* start DATA SHOWN *

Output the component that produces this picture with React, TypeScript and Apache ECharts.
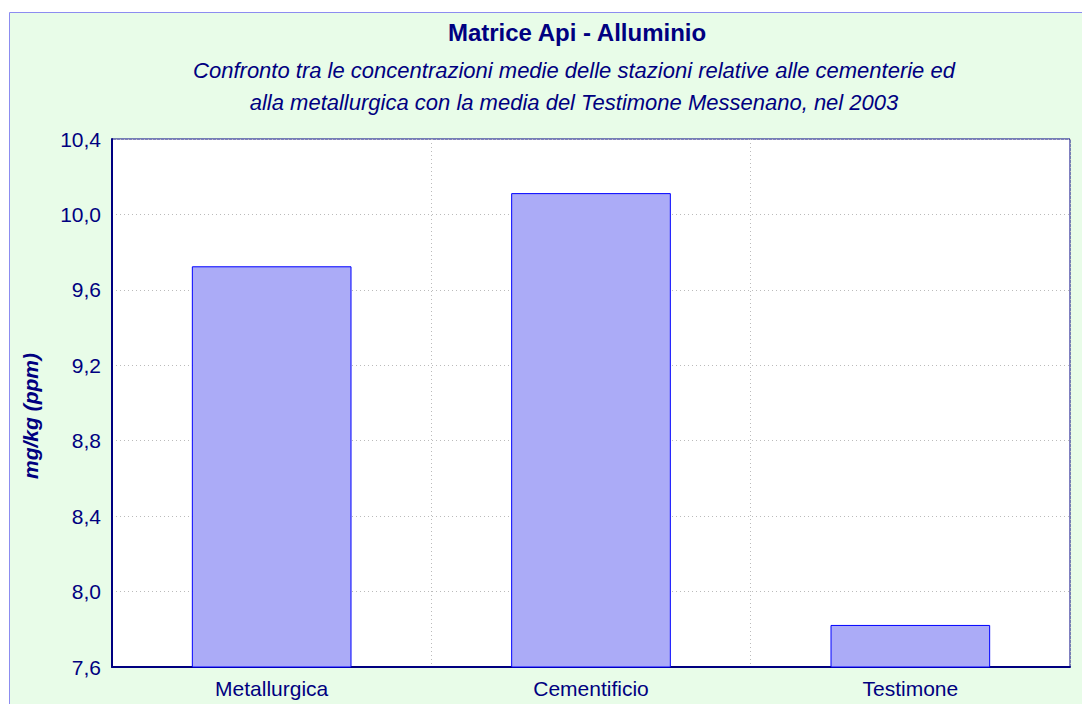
import React, { useEffect, useRef } from "react";
import * as echarts from "echarts";

const categories = ["Metallurgica", "Cementificio", "Testimone"];
const values = [9.725, 10.113, 7.823];
const yTicks = { min: 7.6, max: 10.4, interval: 0.4 };
const yAxisName = "mg/kg (ppm)";

const NAVY = "#000080";
const FONT = "'Liberation Sans', Arial, sans-serif";

export default function App() {
  const ref = useRef<HTMLDivElement>(null);
  useEffect(() => {
    if (!ref.current) return;
    const chart = echarts.init(ref.current, undefined, { renderer: "svg" });
    chart.setOption({
      animation: false,
      backgroundColor: "#ffffff",
      graphic: [
        {
          type: "rect",
          z: -10,
          silent: true,
          shape: { x: 9.5, y: 12.5, width: 1100, height: 720 },
          style: { fill: "#E8FCE8", stroke: "#8C8CF0", lineWidth: 1 },
        },
        {
          type: "text",
          x: 30,
          y: 416,
          rotation: Math.PI / 2,
          style: {
            text: yAxisName,
            fill: NAVY,
            font: "italic bold 21px 'Liberation Sans', Arial, sans-serif",
            align: "center",
            verticalAlign: "middle",
          },
        },
      ],
      title: [
        {
          text: "Matrice Api - Alluminio",
          left: 572,
          top: 15,
          textAlign: "center",
          textStyle: { color: NAVY, fontSize: 24, fontWeight: "bold", fontFamily: FONT },
        },
        {
          text: "Confronto tra le concentrazioni medie delle stazioni relative alle cementerie ed\nalla metallurgica con la media del Testimone Messenano, nel 2003",
          left: 569,
          top: 49,
          textAlign: "center",
          textStyle: {
            color: NAVY,
            fontSize: 22,
            fontStyle: "italic",
            fontWeight: "normal",
            fontFamily: FONT,
            lineHeight: 32,
          },
        },
      ],
      grid: {
        left: 112,
        right: 12,
        top: 139,
        bottom: 37,
        show: true,
        backgroundColor: "#ffffff",
        borderColor: NAVY,
        borderWidth: 1,
      },
      xAxis: {
        type: "category",
        data: categories,
        axisLine: { show: true, lineStyle: { color: NAVY, width: 2 } },
        axisTick: { show: false },
        axisLabel: { color: NAVY, fontSize: 21, fontFamily: FONT, margin: 11 },
        splitLine: { show: true, interval: 0, lineStyle: { color: "#bbbbbb", type: [1, 3], width: 1 } },
      },
      yAxis: {
        type: "value",
        min: yTicks.min,
        max: yTicks.max,
        interval: yTicks.interval,
        axisLine: { show: true, lineStyle: { color: NAVY, width: 2 } },
        axisTick: { show: false },
        axisLabel: {
          color: NAVY,
          fontSize: 21,
          fontFamily: FONT,
          margin: 11,
          formatter: (v: number) => v.toFixed(1).replace(".", ","),
        },
        splitLine: { show: true, lineStyle: { color: "#bbbbbb", type: [1, 3], width: 1 } },
      },
      series: [
        {
          type: "bar",
          data: values,
          barWidth: "50%",
          itemStyle: { color: "#ABABF7", borderColor: "#0000FF", borderWidth: 1 },
        },
      ],
    });
    return () => chart.dispose();
  }, []);
  return (
    <div
      ref={ref}
      style={{ position: "absolute", left: 0, top: 0, width: 1082, height: 704 }}
    />
  );
}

* end DATA SHOWN *

EXERCISE REQUIREMENTS ::
Strip out the pictures and quote the remaining data word for word.

ANSWER TO THIS EXERCISE ::
Output the component that produces this picture with React, TypeScript and Apache ECharts.
import React, { useEffect, useRef } from "react";
import * as echarts from "echarts";

const categories = ["Metallurgica", "Cementificio", "Testimone"];
const values = [9.725, 10.113, 7.823];
const yTicks = { min: 7.6, max: 10.4, interval: 0.4 };
const yAxisName = "mg/kg (ppm)";

const NAVY = "#000080";
const FONT = "'Liberation Sans', Arial, sans-serif";

export default function App() {
  const ref = useRef<HTMLDivElement>(null);
  useEffect(() => {
    if (!ref.current) return;
    const chart = echarts.init(ref.current, undefined, { renderer: "svg" });
    chart.setOption({
      animation: false,
      backgroundColor: "#ffffff",
      graphic: [
        {
          type: "rect",
          z: -10,
          silent: true,
          shape: { x: 9.5, y: 12.5, width: 1100, height: 720 },
          style: { fill: "#E8FCE8", stroke: "#8C8CF0", lineWidth: 1 },
        },
        {
          type: "text",
          x: 30,
          y: 416,
          rotation: Math.PI / 2,
          style: {
            text: yAxisName,
            fill: NAVY,
            font: "italic bold 21px 'Liberation Sans', Arial, sans-serif",
            align: "center",
            verticalAlign: "middle",
          },
        },
      ],
      title: [
        {
          text: "Matrice Api - Alluminio",
          left: 572,
          top: 15,
          textAlign: "center",
          textStyle: { color: NAVY, fontSize: 24, fontWeight: "bold", fontFamily: FONT },
        },
        {
          text: "Confronto tra le concentrazioni medie delle stazioni relative alle cementerie ed\nalla metallurgica con la media del Testimone Messenano, nel 2003",
          left: 569,
          top: 49,
          textAlign: "center",
          textStyle: {
            color: NAVY,
            fontSize: 22,
            fontStyle: "italic",
            fontWeight: "normal",
            fontFamily: FONT,
            lineHeight: 32,
          },
        },
      ],
      grid: {
        left: 112,
        right: 12,
        top: 139,
        bottom: 37,
        show: true,
        backgroundColor: "#ffffff",
        borderColor: NAVY,
        borderWidth: 1,
      },
      xAxis: {
        type: "category",
        data: categories,
        axisLine: { show: true, lineStyle: { color: NAVY, width: 2 } },
        axisTick: { show: false },
        axisLabel: { color: NAVY, fontSize: 21, fontFamily: FONT, margin: 11 },
        splitLine: { show: true, interval: 0, lineStyle: { color: "#bbbbbb", type: [1, 3], width: 1 } },
      },
      yAxis: {
        type: "value",
        min: yTicks.min,
        max: yTicks.max,
        interval: yTicks.interval,
        axisLine: { show: true, lineStyle: { color: NAVY, width: 2 } },
        axisTick: { show: false },
        axisLabel: {
          color: NAVY,
          fontSize: 21,
          fontFamily: FONT,
          margin: 11,
          formatter: (v: number) => v.toFixed(1).replace(".", ","),
        },
        splitLine: { show: true, lineStyle: { color: "#bbbbbb", type: [1, 3], width: 1 } },
      },
      series: [
        {
          type: "bar",
          data: values,
          barWidth: "50%",
          itemStyle: { color: "#ABABF7", borderColor: "#0000FF", borderWidth: 1 },
        },
      ],
    });
    return () => chart.dispose();
  }, []);
  return (
    <div
      ref={ref}
      style={{ position: "absolute", left: 0, top: 0, width: 1082, height: 704 }}
    />
  );
}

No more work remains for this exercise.